Although most organizations value psychological safety, new survey data from Brightmine reveals that some struggle to create a culture that fosters it. Company leaders may need to address the gap between psychological safety as an ideal and its practice.

Psychological Safety in The Data

Only 36% of HR representatives say that most employees at their company feel "very safe" to express constructive criticism without the fear of retaliation. Though an additional 49% report that employees feel "somewhat safe", this suggests that most companies see room for improvement. It also reveals a subset of companies (15%) where criticism is perceived as unsafe.

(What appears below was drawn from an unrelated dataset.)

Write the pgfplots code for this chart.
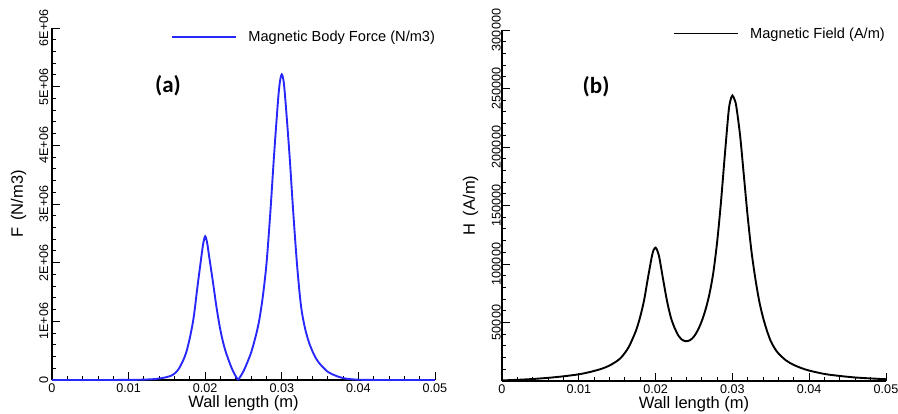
\documentclass[border=0pt]{standalone}
\usepackage{fontspec}
\setmainfont{Liberation Sans}
\newfontfamily\carlito{Carlito}
\usepackage{pgfplots}
\pgfplotsset{compat=1.18}
\definecolor{fblue}{RGB}{40,40,250}

\newcommand{\legfont}{\fontsize{14.6}{17}\selectfont}
\pgfplotsset{
 myaxis/.style={
  scale only axis,
  axis lines=left,
  axis line style={-, line width=1.3pt, black},
  tick align=inside,
  major tick length=8pt,
  minor tick length=4pt,
  tick style={black, line width=0.9pt},
  minor tick num=4,
  xmin=0, xmax=0.05,
  xtick={0,0.01,0.02,0.03,0.04,0.05},
  xticklabels={0,0.01,0.02,0.03,0.04,0.05},
  scaled x ticks=false, scaled y ticks=false,
  /pgf/number format/assume math mode=true,
  enlargelimits=false,
  clip=false,
  tick label style={font=\fontsize{12.6}{14}\selectfont},
  xticklabel style={inner sep=0pt, anchor=north, yshift=-3.8pt},
  yticklabel style={rotate=90, anchor=south, inner sep=0pt},
  legend style={draw=none, fill=none, inner sep=0pt, outer sep=0pt, column sep=11pt,
    font=\legfont, nodes={inner sep=0pt}},
  legend cell align=left,
 }
}

\pgfplotstableread{
x F
0 0
0.004 0
0.008 500
0.011 3000
0.013 12000
0.014 25000
0.015 50000
0.0155 70000
0.016 110000
0.0165 180000
0.017 300000
0.0175 460000
0.018 720000
0.0185 1070000
0.019 1600000
0.0195 2100000
0.01975 2330000
0.0200 2450000
0.02025 2340000
0.0205 2120000
0.021 1680000
0.0215 1220000
0.022 840000
0.0225 560000
0.023 360000
0.0235 190000
0.024 60000
0.0243 0
}\Fone

\pgfplotstableread{
x F
0.0243 0
0.0245 40000
0.025 150000
0.0255 300000
0.026 470000
0.0265 700000
0.027 980000
0.0275 1400000
0.028 1980000
0.0285 2850000
0.029 3850000
0.0295 4750000
0.02975 5080000
0.0300 5210000
0.03025 5080000
0.0305 4720000
0.031 3850000
0.0315 2850000
0.032 1950000
0.0325 1270000
0.033 900000
0.0335 660000
0.034 490000
0.0345 360000
0.035 270000
0.036 140000
0.037 75000
0.038 32000
0.039 14000
0.040 5000
0.042 800
0.046 0
0.050 0
}\Ftwo

\pgfplotstableread{
x H
0 500
0.002 1000
0.004 1700
0.006 2700
0.008 4000
0.010 5700
0.011 7000
0.012 8600
0.013 10500
0.014 13200
0.015 17200
0.0155 20000
0.016 24000
0.0165 29000
0.017 36000
0.0175 44000
0.018 55000
0.0185 69000
0.019 88000
0.0195 106000
0.01975 112000
0.020 114000
0.02025 111000
0.0205 105000
0.021 86000
0.0215 68000
0.022 54000
0.0225 45000
0.023 38500
0.0235 35000
0.024 34000
0.0245 35000
0.025 38000
0.0255 43500
0.026 51000
0.0265 61000
0.027 74000
0.0275 92000
0.028 118000
0.0285 152000
0.029 192000
0.0295 230000
0.02975 240000
0.030 244000
0.03025 241000
0.0305 235000
0.031 210000
0.0315 175000
0.032 140000
0.0325 110000
0.033 87000
0.0335 68000
0.034 54000
0.0345 43000
0.035 34000
0.0355 28000
0.036 23500
0.037 17500
0.038 13700
0.039 11000
0.040 8900
0.042 6000
0.044 4300
0.046 3000
0.048 2200
0.050 1500
}\Hdata

\begin{document}
\begin{tikzpicture}
\path[use as bounding box] (0,0) rectangle (898pt,414pt);

\begin{axis}[myaxis,
  at={(52pt,34pt)}, anchor=south west,
  width=383pt, height=352pt,
  ymin=0, ymax=6000000,
  ytick={0,1000000,2000000,3000000,4000000,5000000,6000000},
  yticklabels={0,1E+06,2E+06,3E+06,4E+06,5E+06,6E+06},
  yticklabel shift=3.5pt,
  every axis x label/.style={at={(axis description cs:0.5,-0.067)}, anchor=center, font=\fontsize{16.5}{19}\selectfont},
  every axis y label/.style={at={(axis description cs:-0.0875,0.5)}, rotate=90, anchor=center, font=\fontsize{16.5}{19}\selectfont},
  xlabel={Wall length (m)},
  ylabel={F \,(N/m3)},
  legend style={at={(rel axis cs:1,0.974)}, anchor=east},
  legend image code/.code={\draw[#1, line width=1.9pt] (0pt,0pt) -- (64pt,0pt);},
]
\addplot[fblue, line width=1.9pt, smooth] table[x=x, y=F] {\Fone};
\addlegendentry{\legfont Magnetic Body Force (N/m3)}
\addplot[fblue, line width=1.9pt, smooth, forget plot] table[x=x, y=F] {\Ftwo};
\node[font=\carlito\bfseries\fontsize{23}{26}\selectfont] at (rel axis cs:0.303,0.837) {(a)};
\end{axis}

\begin{axis}[myaxis,
  at={(502pt,33pt)}, anchor=south west,
  width=384pt, height=351pt,
  ymin=0, ymax=300000,
  ytick={0,50000,100000,150000,200000,250000,300000},
  yticklabels={,50000,100000,150000,200000,250000,300000},
  yticklabel shift=1pt,
  every axis x label/.style={at={(axis description cs:0.5,-0.066)}, anchor=center, font=\fontsize{16.5}{19}\selectfont},
  every axis y label/.style={at={(axis description cs:-0.082,0.5)}, rotate=90, anchor=center, font=\fontsize{16.5}{19}\selectfont},
  xlabel={Wall length (m)},
  ylabel={H \,(A/m)},
  legend style={at={(rel axis cs:0.997,0.99)}, anchor=east},
  legend image code/.code={\draw[black, line width=1.9pt] (0pt,0pt) -- (64pt,0pt);},
]
\addplot[black, line width=1.9pt, smooth] table[x=x, y=H] {\Hdata};
\addlegendentry{\legfont Magnetic Field (A/m)}
\node[font=\carlito\bfseries\fontsize{23}{26}\selectfont] at (rel axis cs:0.245,0.838) {(b)};
\end{axis}
\end{tikzpicture}
\end{document}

The lack of psychological safety may cascade from the top down. When reflecting on company leadership, only 38% of HR representatives report that company leaders encourage and accept constructive criticism. At more than one in four companies, the attitude of leadership toward criticism is reportedly "resistant, avoidant, punishing, or dismissive."

A Skill Gap for Feedback

There's a strong connection between how safe employees feel to offer constructive criticism and how leaders are likely to respond. Companies with leaders who actively encourage criticism or even just meet it with stable neutrality are much more likely to have employees who feel safe to offer it. This suggests that psychological safety is strongly shaped from the top down based on how leaders behave in response to feedback.

This inconsistent response to feedback may be partly explained by a lack of skills for handling constructive criticism. The data exposed a large training gap on psychological safety (47% of companies have none), which may explain why some leaders do not have the skills to cultivate it in their company's culture.

Solutions for Psychological Safety

Companies struggling to address psychological safety should focus on developing skills to give and receive feedback, especially at the top level. HR leaders can lead this effort with actionable steps, beginning with the following:

  • Provide training: Implement mandatory, scenario-based training focused on the act of receiving criticism, especially for people managers.
  • Measure behavior: Build structured metrics to assess leader behavior, such as incorporating 360-degree feedback in performance reviews that audits the reception and response to feedback.
  • Build feedback channels: Establish methods for feedback (e.g., pulse surveys, open sessions with leadership) that build a culture encouraging feedback and give leaders opportunities to develop skills to accept constructive criticism.
  • Emphasize action: Thoughtfully incorporate and respond to feedback, ensuring that there are practical changes made in response when it is appropriate and that the actions taken in response are publicly discussed.

Takeaway

Psychological safety is not just an ideal; it is a strategic imperative that builds cohesion across an organization. At companies that have identified an issue in this area, HR leaders should prioritize getting buy-in and solving the problem at the highest level.